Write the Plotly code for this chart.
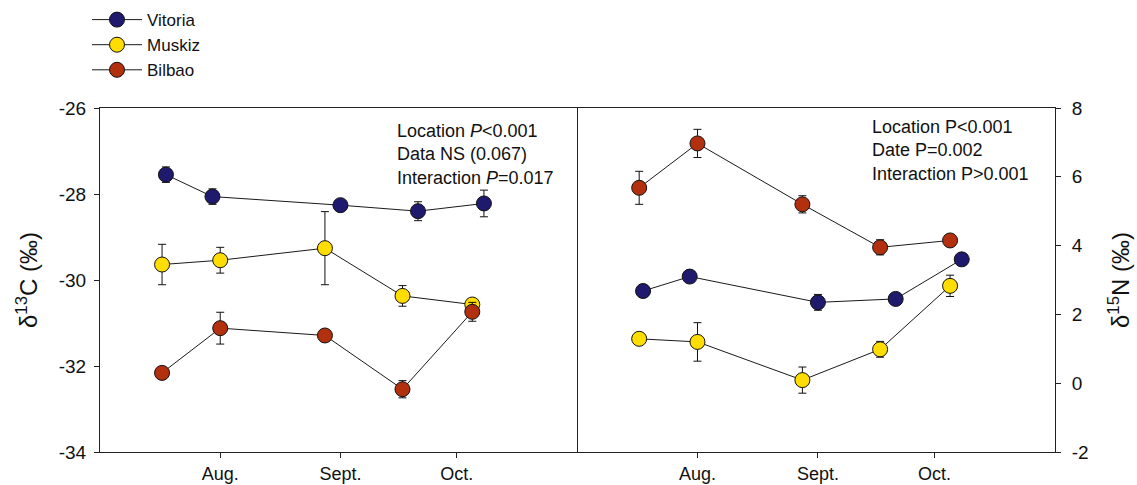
import plotly.graph_objects as go

# ---------------- data ----------------
dates_vitoria = ["2009-07-18", "2009-07-30", "2009-09-01", "2009-09-21", "2009-10-08"]
dates_other = ["2009-07-17", "2009-08-01", "2009-08-28", "2009-09-17", "2009-10-05"]

c13_vitoria = [-27.55, -28.06, -28.26, -28.40, -28.22]
c13_vitoria_err = [0.18, 0.18, 0.08, 0.22, 0.31]
c13_muskiz = [-29.64, -29.54, -29.26, -30.37, -30.57]
c13_muskiz_err = [0.47, 0.30, 0.85, 0.24, 0.10]
c13_bilbao = [-32.16, -31.12, -31.29, -32.54, -30.74]
c13_bilbao_err = [0.10, 0.37, 0.12, 0.20, 0.22]

n15_vitoria = [2.68, 3.10, 2.35, 2.45, 3.60]
n15_vitoria_err = [0.10, 0.10, 0.23, 0.10, 0.10]
n15_muskiz = [1.29, 1.20, 0.09, 0.985, 2.83]
n15_muskiz_err = [0.10, 0.56, 0.38, 0.23, 0.31]
n15_bilbao = [5.68, 6.97, 5.20, 3.95, 4.15]
n15_bilbao_err = [0.48, 0.41, 0.25, 0.22, 0.10]

month_ticks = ["2009-08-01", "2009-09-01", "2009-10-01"]
month_labels = ["Aug.", "Sept.", "Oct."]
c13_ticks = [-34, -32, -30, -28, -26]
n15_ticks = [-2, 0, 2, 4, 6, 8]

names = ["Vitoria", "Muskiz", "Bilbao"]
colors = ["#1f1a6e", "#ffdd00", "#b3300f"]

FONT = "Liberation Sans, Arial, sans-serif"

fig = go.Figure()

left_sets = [(dates_vitoria, c13_vitoria, c13_vitoria_err),
             (dates_other, c13_muskiz, c13_muskiz_err),
             (dates_other, c13_bilbao, c13_bilbao_err)]
right_sets = [(dates_vitoria, n15_vitoria, n15_vitoria_err),
              (dates_other, n15_muskiz, n15_muskiz_err),
              (dates_other, n15_bilbao, n15_bilbao_err)]

for i, (xs, ys, es) in enumerate(left_sets):
    fig.add_trace(go.Scatter(
        x=xs, y=ys, name=names[i], mode="lines+markers",
        line=dict(color="#1a1a1a", width=1),
        marker=dict(size=15, color=colors[i], line=dict(color="#111", width=1)),
        error_y=dict(type="data", array=es, color="#111", thickness=1, width=4),
        xaxis="x", yaxis="y", showlegend=True, legendgroup=names[i]))

for i, (xs, ys, es) in enumerate(right_sets):
    fig.add_trace(go.Scatter(
        x=xs, y=ys, name=names[i], mode="lines+markers",
        line=dict(color="#1a1a1a", width=1),
        marker=dict(size=15, color=colors[i], line=dict(color="#111", width=1)),
        error_y=dict(type="data", array=es, color="#111", thickness=1, width=4),
        xaxis="x2", yaxis="y2", showlegend=False, legendgroup=names[i]))

split = 477 / 955
common_x = dict(type="date", range=["2009-07-01", "2009-11-01"],
                tickvals=month_ticks, ticktext=month_labels,
                showline=True, linecolor="#222", linewidth=1, mirror=True,
                ticks="outside", ticklen=5, tickcolor="#222",
                showgrid=False, zeroline=False, automargin=False,
                tickfont=dict(family=FONT, size=18, color="#111"))

fig.update_layout(
    width=1137, height=485,
    margin=dict(l=100, r=82, t=108, b=33, autoexpand=False),
    paper_bgcolor="white", plot_bgcolor="white",
    font=dict(family=FONT, color="#111"),
    xaxis=dict(domain=[0, split], anchor="y", **common_x),
    xaxis2=dict(domain=[split, 1], anchor="y2", **common_x),
    yaxis=dict(range=[-34, -26], tickvals=c13_ticks,
               ticktext=[str(v) for v in c13_ticks],
               showline=True, linecolor="#222", linewidth=1, mirror=True,
               ticks="outside", ticklen=5, tickcolor="#222", ticklabelstandoff=4,
               showgrid=False, zeroline=False, anchor="x", automargin=False,
               tickfont=dict(family=FONT, size=19, color="#111"),
               title=dict(text="δ<sup>13</sup>C (‰)", standoff=14,
                          font=dict(family=FONT, size=24, color="#111"))),
    yaxis2=dict(range=[-2, 8], tickvals=n15_ticks,
                ticktext=[str(v) for v in n15_ticks], side="right",
                showline=True, linecolor="#222", linewidth=1, mirror=False,
                ticks="outside", ticklen=5, tickcolor="#222", ticklabelstandoff=7,
                showgrid=False, zeroline=False, anchor="x2", automargin=False,
                tickfont=dict(family=FONT, size=19, color="#111"),
                title=dict(text="δ<sup>15</sup>N (‰)", standoff=24,
                           font=dict(family=FONT, size=24, color="#111"))),
    legend=dict(x=-0.0136, y=1.308, xanchor="left", yanchor="top",
                bgcolor="rgba(0,0,0,0)", tracegroupgap=0, itemwidth=50,
                font=dict(family=FONT, size=17, color="#111")),
    showlegend=True,
)

fig.add_annotation(
    text="Location <i>P</i><0.001<br>Data NS (0.067)<br>Interaction <i>P</i>=0.017",
    xref="paper", yref="paper", x=(395 - 100) / 955, y=1 - (119 - 108) / 344,
    xanchor="left", yanchor="top", align="left", showarrow=False,
    font=dict(family=FONT, size=18, color="#111"))
fig.add_annotation(
    text="Location P<0.001<br>Date P=0.002<br>Interaction P>0.001",
    xref="paper", yref="paper", x=(870 - 100) / 955, y=1 - (115 - 108) / 344,
    xanchor="left", yanchor="top", align="left", showarrow=False,
    font=dict(family=FONT, size=18, color="#111"))

fig.write_html("out.html", config={"displayModeBar": False},
               post_script="document.body.style.margin='0';")
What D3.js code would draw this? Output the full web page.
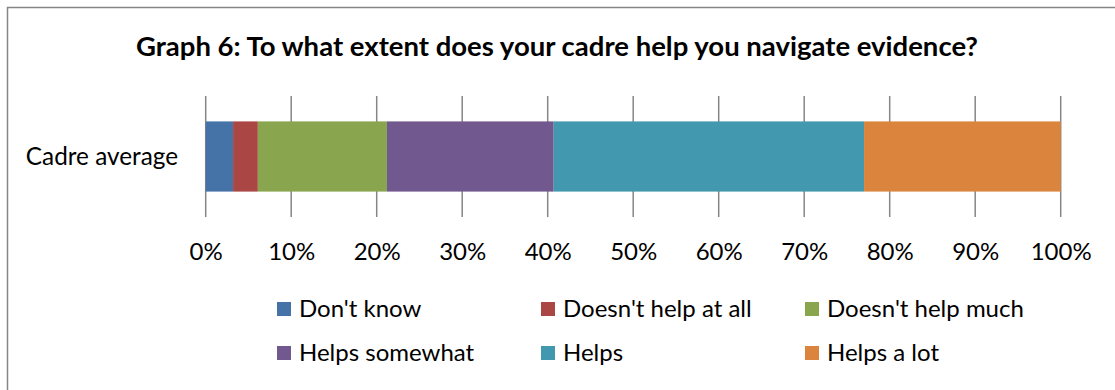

→ **TASK DESCRIPTION**
Leave out the pictures and repeat the lines from the start of the material through the line with "import plotly.graph_objects as go", inclusive.

→ **OUTPUT FOR THIS EXERCISE**
Write the Plotly code for this chart.
import plotly.graph_objects as go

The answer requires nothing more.